Y esto ha sido así y seguirá siendo así hasta el final de los tiempos, porque como asegura el Papa Francisco: “El Espíritu Santo no nos hace solo capaces de esperar, sino también de ser sembradores de esperanza, de ser también nosotros –como Él gracias a Él - <paráclitos>, es decir consoladores y defensores de los hermanos, sembradores de esperanza. Un hombre puede sembrar amarguras, puede sembrar perplejidad, y esto no es cristiano, y quien hace esto no es un buen cristiano; siembra esperanza: siembra aceite de esperanza, siembra perfume de esperanza y no vinagre de amargura y de desesperanza.
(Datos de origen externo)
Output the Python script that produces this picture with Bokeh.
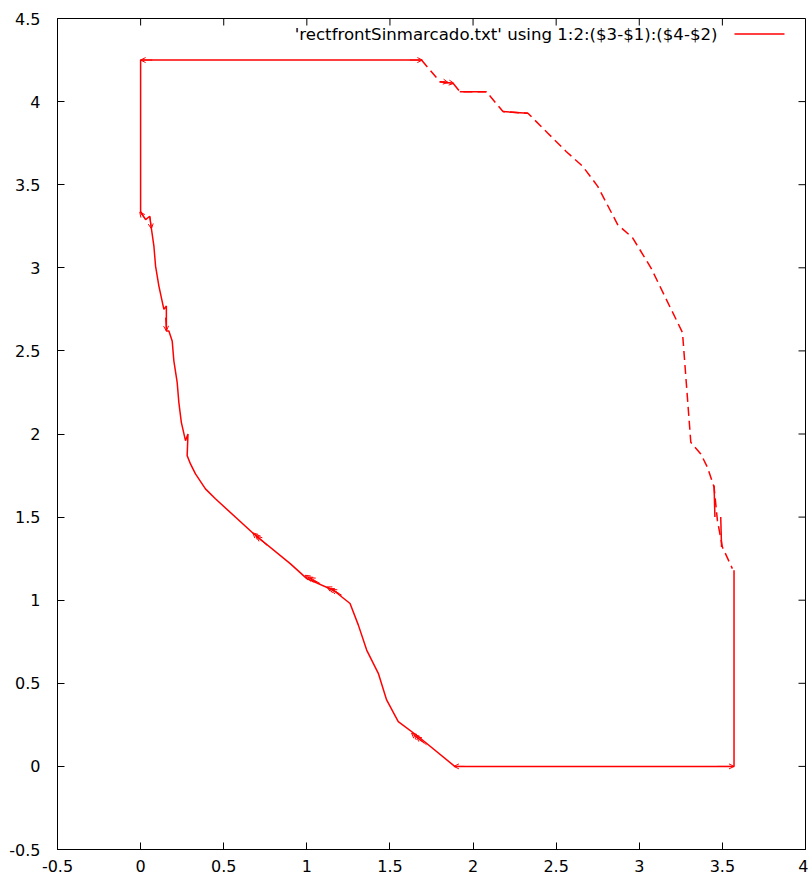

El beato cardenal Newman, en un discurso suyo, decía a los fieles: <Instruidos por nuestro mismo sufrimiento, nuestro mismo dolor, es más, por nuestros mismos pecados, tendremos la mente y el corazón ejercitados para cualquier obra del amor hacia aquellos que lo necesitan. Serenos, en la medida de la capacidad, consoladores a imagen del Paráclito – es decir – del Espíritu Santo, y en todos los sentidos que esta palabra conlleva: abogados, asistentes, portadores de consuelo. Nuestras palabras y nuestros consejos, nuestra forma de hacer, nuestra voz, nuestra mirada serán gentiles y tranquilizadoras>.
Y son sobre
todo los pobres, los excluidos, y no amados, quienes necesitan a alguien, que
se haga para ellos <paráclito>, es decir, consolador y defensor, como el
Espíritu Santo hace con cada uno de nosotros…Nosotros tenemos que hacer lo
mismo con los más necesitados, con los más descartados, con los que más lo
necesitan, los que sufren más. Seamos ¡defensores y consoladores!”